Het huidige orthodoxe Jodendom kent, naast de Torah en de rest van het oude testament, de zogenaamde Talmoed. De Talmoed is gebaseerd op de toenmalige overleveringen, de zogenoemde Mishna, die in de loop van de eerste eeuwen na Christus te boek gesteld zijn en in latere tijden zijn aangevuld geworden door commentaren van de Rabbijnen. Deze Talmoed heeft binnen de Joodse Godsdienst het hoogste gezag, de Torah mag alleen worden geïnterpreteerd binnen de kaders van de Talmoed, je mag dus niet gewoon lezen wat er staat, maar je moet de interpretatie volgen die de Rabbijnen, de geestelijke leiders er aan geven. Door deze manier van doen maken zij zich uitdrukkelijk nog steeds schuldig aan dat wat Jezus zegt, namelijk dat zij de wet van God beroven van kracht. Hun godsdienstige gebruiken worden nog steeds gebruikt om te dienen ter compensatie voor het niet volledig naleven van de wet van God. De vraag is op basis hiervan dan ook gerechtvaardigd of zij, ook vandaag, nog steeds de duivel tot vader hebben zoals Jezus de toenmalige Joodse leiders beschuldigd, en als dat waar is dan kunnen we niet overeind houden dat binnen het jodendom de zelfde God wordt aanbeden als binnen het christendom, en kunnen wij de Joden niet zien als onze “grote broer”.
Het felste verzet tegen het christendom is vooral in de beginjaren gekomen uit de hoek van het jodendom. Het is dus niet alleen dat zij toevallig Jezus niet erkend hebben als Messias, maar het gaat veel dieper.
In 2 Johannes 1:7-11 staat het volgende:
- Want er zijn vele misleiders uitgegaan in de wereld, die de komst van Jezus Christus in het vlees niet belijden. Dit is de misleider en de antichrist.
- Let op uzelf, dat gij niet verliest wat wij verricht hebben, maar uw loon ten volle ontvangt.
- Een ieder, die verder gaat en niet blijft in de leer van Christus, heeft God niet; wie in die leer blijft, deze heeft zowel de Vader als de Zoon.

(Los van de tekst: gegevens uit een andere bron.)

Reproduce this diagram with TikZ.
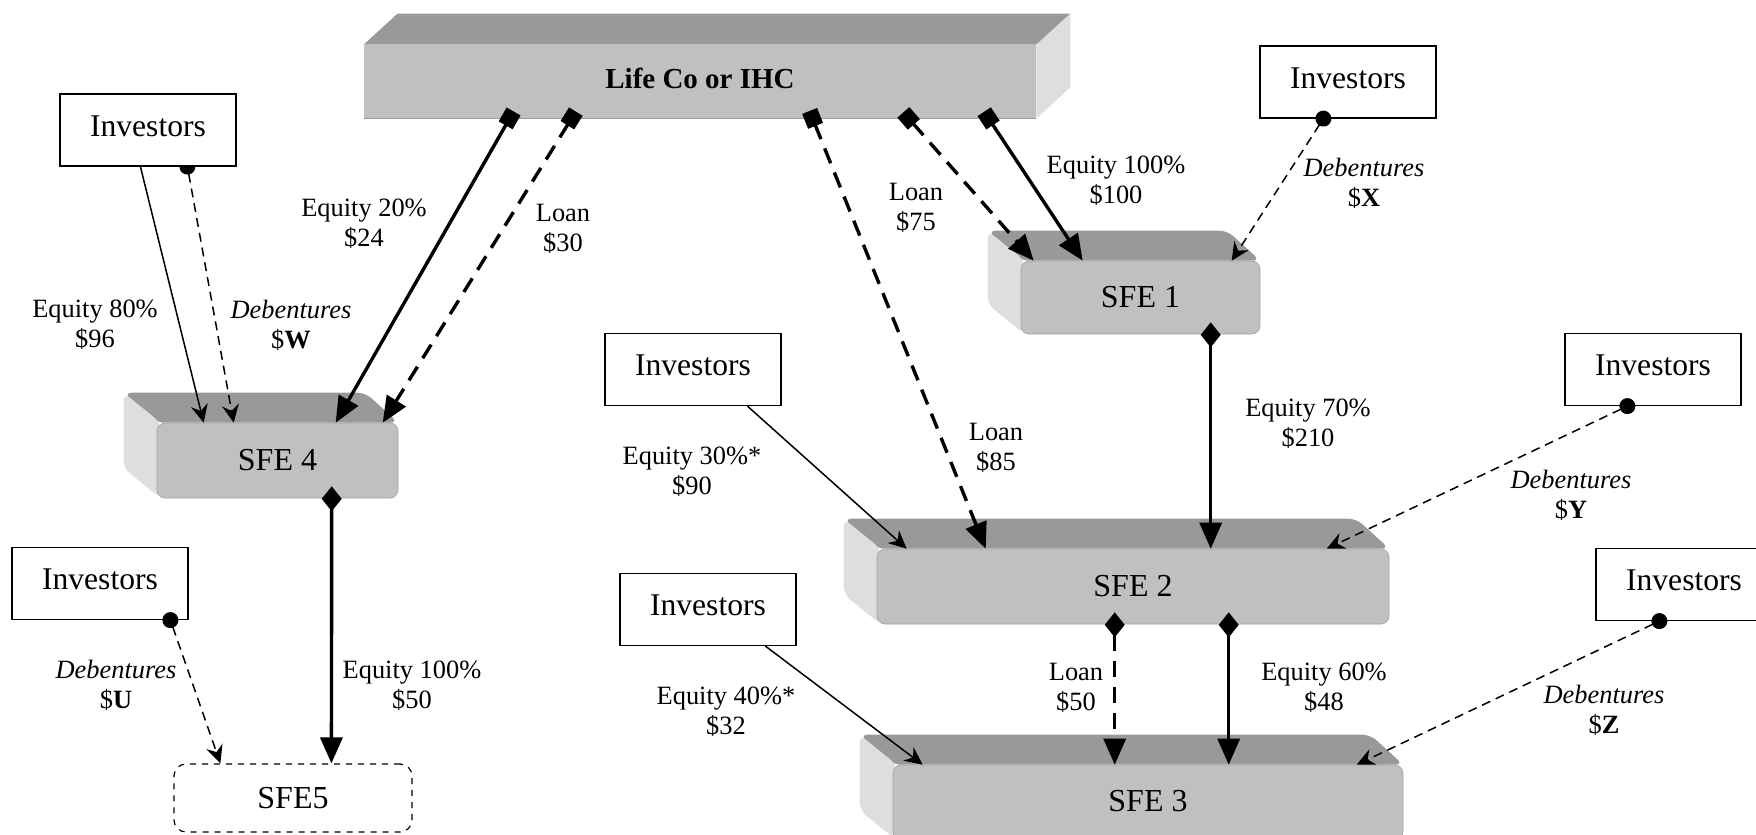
\documentclass[tikz,border=0pt]{standalone}
\usepackage{fontspec}
\setmainfont{Liberation Serif}
\usetikzlibrary{arrows.meta,calc,backgrounds}
\definecolor{frontgray}{HTML}{C0C0C0}
\definecolor{topgray}{HTML}{999999}
\definecolor{sidegray}{HTML}{DEDEDE}
\tikzset{
  inv/.style={draw,line width=0.6pt,fill=white,minimum width=88pt,minimum height=36pt,inner sep=0pt,font=\fontsize{15.8}{18}\selectfont},
  sfebox/.style={fill=frontgray,draw=frontgray!85!black,line width=0.3pt,rounded corners=4pt,inner sep=0pt,font=\fontsize{16}{19}\selectfont},
  lifebox/.style={fill=frontgray,inner sep=0pt,minimum width=336pt,minimum height=36.5pt,font=\bfseries\fontsize{14.5}{17}\selectfont},
  lbl/.style={align=center,inner sep=0pt,font=\fontsize{13.2}{15}\selectfont},
  thickline/.style={line width=1.7pt},
  thinline/.style={line width=0.75pt},
  thickdash/.style={dash pattern=on 8pt off 5pt},
  thindash/.style={dash pattern=on 4.5pt off 3pt},
  sqarrow/.style={thickline,{Square[length=8pt,width=8pt]}-{Triangle[length=13pt,width=11pt]},shorten <=-4pt},
  dmarrow/.style={thickline,{Turned Square[length=12.5pt,width=10pt]}-{Triangle[length=13pt,width=11pt]},shorten <=-6pt},
  dotarrow/.style={thinline,thindash,{Circle[length=8pt]}-{Stealth[length=9pt,width=8.5pt,inset=3pt]},shorten <=-4pt},
  plainarrow/.style={thinline,-{Stealth[length=9pt,width=8.5pt,inset=3pt]}}
}
\begin{document}
\begin{tikzpicture}[x=0.5pt,y=-0.5pt]
\path[use as bounding box] (0,0) rectangle (1756,835);
\clip (0,0) rectangle (1756,835);

% main boxes
\node[lifebox] (lifeco) at (700,81.5) {\raisebox{3.5pt}{Life Co or IHC}};
\node[sfebox,minimum width=119.5pt,minimum height=36.5pt] (sfe1) at (1140.5,297.5) {SFE 1};
\node[sfebox,minimum width=256pt,minimum height=37.5pt] (sfe2) at (1133,586.5) {SFE 2};
\node[sfebox,minimum width=255pt,minimum height=37.5pt] (sfe3) at (1148,802.5) {\raisebox{2pt}{SFE 3}};
\node[sfebox,minimum width=120.5pt,minimum height=37.5pt] (sfe4) at (277.5,460.5) {SFE 4};
\node[draw,dashed,line width=0.6pt,rounded corners=6pt,minimum width=119pt,minimum height=34pt,inner sep=0pt,font=\fontsize{16}{19}\selectfont] (sfe5) at (293,798) {SFE5};

% investors
\node[inv] (i1) at (148,130) {\raisebox{4pt}{Investors}};
\node[inv] (i2) at (1348,82) {\raisebox{4pt}{Investors}};
\node[inv] (i3) at (693,369.5) {\raisebox{4pt}{Investors}};
\node[inv] (i4) at (1653,369.5) {\raisebox{4pt}{Investors}};
\node[inv] (i5) at (100,583.5) {\raisebox{4pt}{Investors}};
\node[inv] (i6) at (708,609.5) {\raisebox{4pt}{Investors}};
\node[inv] (i7) at (1684,584.5) {\raisebox{4pt}{Investors}};

% 3D faces
\begin{scope}[on background layer]
  \fill[topgray] (lifeco.north west) -- (lifeco.north east) -- ++(34,-31) -- ($(lifeco.north west)+(34,-31)$) -- cycle;
  \fill[sidegray] (lifeco.north east) -- ++(34,-31) -- ($(lifeco.south east)+(34,-31)$) -- (lifeco.south east) -- cycle;
  \draw[frontgray!80!black,line width=0.6pt] (lifeco.south west) -- (lifeco.south east);
  \foreach \n in {sfe1,sfe2,sfe3,sfe4} {
    \fill[topgray,rounded corners=4pt] (\n.north west) -- (\n.north east) -- ++(-33,-30) -- ($(\n.north west)+(-33,-30)$) -- cycle;
    \fill[sidegray,rounded corners=4pt] ($(\n.north west)+(4,0)$) -- ($(\n.north west)+(-33,-30)$) -- ($(\n.south west)+(-33,-30)$) -- ($(\n.south west)+(4,0)$) -- cycle;
  }
  \draw[dotarrow] ($(i1.south west)+(128,0)$) -- ($(sfe4.north west)+(77,0)$);
\end{scope}

% connectors
\draw[plainarrow] ($(i1.south west)+(81,0)$) -- ($(sfe4.north west)+(47,0)$);
\draw[sqarrow] ($(lifeco.south west)+(146,0)$) -- ($(sfe4.north west)+(179,0)$);
\draw[sqarrow,thickdash] ($(lifeco.south west)+(208,0)$) -- ($(sfe4.north west)+(226,0)$);
\draw[sqarrow,thickdash] ($(lifeco.south west)+(449,0)$) -- ($(sfe2.north west)+(109,0)$);
\draw[sqarrow,thickdash] ($(lifeco.south west)+(545,0)$) -- ($(sfe1.north west)+(13,0)$);
\draw[sqarrow] ($(lifeco.south west)+(625,0)$) -- ($(sfe1.north west)+(62,0)$);
\draw[dotarrow] ($(i2.south west)+(64,0)$) -- ($(sfe1.north west)+(211,0)$);
\draw[dmarrow] ($(sfe1.south west)+(190,0)$) -- ($(sfe2.north west)+(334,0)$);
\draw[plainarrow] ($(i3.south west)+(143,0)$) -- ($(sfe2.north west)+(30,0)$);
\draw[dotarrow] ($(i4.south west)+(63,0)$) -- ($(sfe2.north west)+(450,0)$);
\draw[dmarrow,thickdash] ($(sfe2.south west)+(238,0)$) -- ($(sfe3.north west)+(222,0)$);
\draw[dmarrow] ($(sfe2.south west)+(352,0)$) -- ($(sfe3.north west)+(336,0)$);
\draw[plainarrow] ($(i6.south west)+(146,0)$) -- ($(sfe3.north west)+(30,0)$);
\draw[dotarrow] ($(i7.south west)+(64,0)$) -- ($(sfe3.north west)+(464,0)$);
\draw[dmarrow] ($(sfe4.south west)+(175,0)$) -- ($(sfe5.north west)+(158,0)$);
\draw[dotarrow] ($(i5.south west)+(159,0)$) -- ($(sfe5.north west)+(47,0)$);

% labels
\node[lbl] (l1) at (95,325) {Equity 80\%\\\$96};
\node[lbl] (l2) at (291,325) {\textit{Debentures}\\\$\textbf{W}};
\node[lbl] (l3) at (364,224) {Equity 20\%\\\$24};
\node[lbl] (l4) at (563,229) {Loan\\\$30};
\node[lbl] (l5) at (916,208) {Loan\\\$75};
\node[lbl] (l6) at (1116,181) {Equity 100\%\\\$100};
\node[lbl] (l7) at (1364,183) {\textit{Debentures}\\\$\textbf{X}};
\node[lbl] (l8) at (1308,424) {Equity 70\%\\\$210};
\node[lbl] (l9) at (996,448) {Loan\\\$85};
\node[lbl] (l10) at (692,472) {Equity 30\%*\\\$90};
\node[lbl] (l11) at (1571,495) {\textit{Debentures}\\\$\textbf{Y}};
\node[lbl] (l12) at (1076,688) {Loan\\\$50};
\node[lbl] (l13) at (1324,688) {Equity 60\%\\\$48};
\node[lbl] (l14) at (726,712) {Equity 40\%*\\\$32};
\node[lbl] (l15) at (1604,710) {\textit{Debentures}\\\$\textbf{Z}};
\node[lbl] (l16) at (412,686) {Equity 100\%\\\$50};
\node[lbl] (l17) at (116,685) {\textit{Debentures}\\\$\textbf{U}};
\end{tikzpicture}
\end{document}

- Indien iemand tot u komt en deze leer niet brengt, ontvangt hem niet in uw huis en heet hem niet welkom.
- Want wie hem welkom heet, heeft deel aan zijn boze werken.
Deze tekst kan uitgelegd worden in vele richtingen. In die tijd dat Johannes dit schreef was er sprake van de opkomst van de gnostiek, waarin Jezus Christus niet gezien wordt als God gekomen in het vlees, maar dit geldt natuurlijk ook voor de Islam die Jezus niet wil belijden als de Zoon van God, en datzelfde is ook van toepassing op het jodendom. De genoemde antichrist omvat dus alle godsdienstige stromingen, inclusief het jodendom, die Jezus niet belijden als de vleesgeworden Zoon van God.
Daarmee is ook onze laatste vraag beantwoordt, namelijk of voor hen het oude verbond nog van toepassing is. Door zich op deze wijze niet te houden aan de wet van God, door regels toe te voegen aan en in de plaats te stellen van de wet van God, maken zij geen aanspraak meer op het oude verbond, ook als dat überhaupt nog van toepassing zou zijn, en dat is iets waar in de brief aan de Hebreeën door Paulus kernachtige uitspaken worden gedaan, maar dat lijkt mij een onderwerp op zichzelf te zijn voor een latere datum.